**Data segment**
_ _ _
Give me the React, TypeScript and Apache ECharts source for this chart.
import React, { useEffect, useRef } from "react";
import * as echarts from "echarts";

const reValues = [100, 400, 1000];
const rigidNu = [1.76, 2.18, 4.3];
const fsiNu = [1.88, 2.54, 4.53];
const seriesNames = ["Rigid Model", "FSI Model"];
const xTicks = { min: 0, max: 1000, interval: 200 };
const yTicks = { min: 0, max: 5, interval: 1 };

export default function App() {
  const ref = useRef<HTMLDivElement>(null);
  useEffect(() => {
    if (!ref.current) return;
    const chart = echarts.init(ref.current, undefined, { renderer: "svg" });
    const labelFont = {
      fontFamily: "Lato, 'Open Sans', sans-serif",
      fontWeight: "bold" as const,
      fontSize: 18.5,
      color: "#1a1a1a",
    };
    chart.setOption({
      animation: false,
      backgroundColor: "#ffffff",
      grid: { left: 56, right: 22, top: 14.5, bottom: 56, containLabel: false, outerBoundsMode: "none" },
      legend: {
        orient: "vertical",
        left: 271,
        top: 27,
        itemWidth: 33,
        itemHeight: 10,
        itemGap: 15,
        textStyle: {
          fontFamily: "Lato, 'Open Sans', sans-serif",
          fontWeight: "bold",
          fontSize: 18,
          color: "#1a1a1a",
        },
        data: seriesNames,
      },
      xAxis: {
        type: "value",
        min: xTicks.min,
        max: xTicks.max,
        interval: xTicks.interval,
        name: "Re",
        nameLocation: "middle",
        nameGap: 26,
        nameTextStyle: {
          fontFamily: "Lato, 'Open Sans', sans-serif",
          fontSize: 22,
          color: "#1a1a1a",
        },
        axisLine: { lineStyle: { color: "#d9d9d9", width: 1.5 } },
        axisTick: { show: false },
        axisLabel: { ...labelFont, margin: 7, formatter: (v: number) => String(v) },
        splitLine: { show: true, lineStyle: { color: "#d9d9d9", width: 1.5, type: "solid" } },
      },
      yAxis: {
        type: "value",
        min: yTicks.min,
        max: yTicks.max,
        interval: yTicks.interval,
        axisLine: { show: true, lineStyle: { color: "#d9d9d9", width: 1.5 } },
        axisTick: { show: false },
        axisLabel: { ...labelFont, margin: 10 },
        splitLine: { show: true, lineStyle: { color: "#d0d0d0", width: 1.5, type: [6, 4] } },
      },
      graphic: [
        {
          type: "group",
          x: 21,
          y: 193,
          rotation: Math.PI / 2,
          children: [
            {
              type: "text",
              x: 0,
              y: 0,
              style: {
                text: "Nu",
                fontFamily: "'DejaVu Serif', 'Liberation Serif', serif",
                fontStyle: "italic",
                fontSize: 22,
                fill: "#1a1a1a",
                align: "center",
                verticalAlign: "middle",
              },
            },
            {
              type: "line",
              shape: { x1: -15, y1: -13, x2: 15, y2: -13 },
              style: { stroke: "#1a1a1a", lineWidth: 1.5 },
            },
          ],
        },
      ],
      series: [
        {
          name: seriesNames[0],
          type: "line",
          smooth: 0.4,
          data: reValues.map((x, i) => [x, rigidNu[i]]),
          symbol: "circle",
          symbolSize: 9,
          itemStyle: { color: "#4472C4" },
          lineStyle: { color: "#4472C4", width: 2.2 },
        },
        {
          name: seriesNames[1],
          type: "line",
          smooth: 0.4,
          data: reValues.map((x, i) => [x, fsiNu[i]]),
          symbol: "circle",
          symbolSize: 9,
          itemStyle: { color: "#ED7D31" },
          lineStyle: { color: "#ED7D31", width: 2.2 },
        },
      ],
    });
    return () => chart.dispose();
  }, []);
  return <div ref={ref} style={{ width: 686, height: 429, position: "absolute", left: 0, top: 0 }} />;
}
_ _ _
**What the task requires**
Print, please, the lines from the first line of the material through the line that contains "5, interval: 1", exactly as written and with nothing added.

**Expected answer**
Give me the React, TypeScript and Apache ECharts source for this chart.
import React, { useEffect, useRef } from "react";
import * as echarts from "echarts";

const reValues = [100, 400, 1000];
const rigidNu = [1.76, 2.18, 4.3];
const fsiNu = [1.88, 2.54, 4.53];
const seriesNames = ["Rigid Model", "FSI Model"];
const xTicks = { min: 0, max: 1000, interval: 200 };
const yTicks = { min: 0, max: 5, interval: 1 };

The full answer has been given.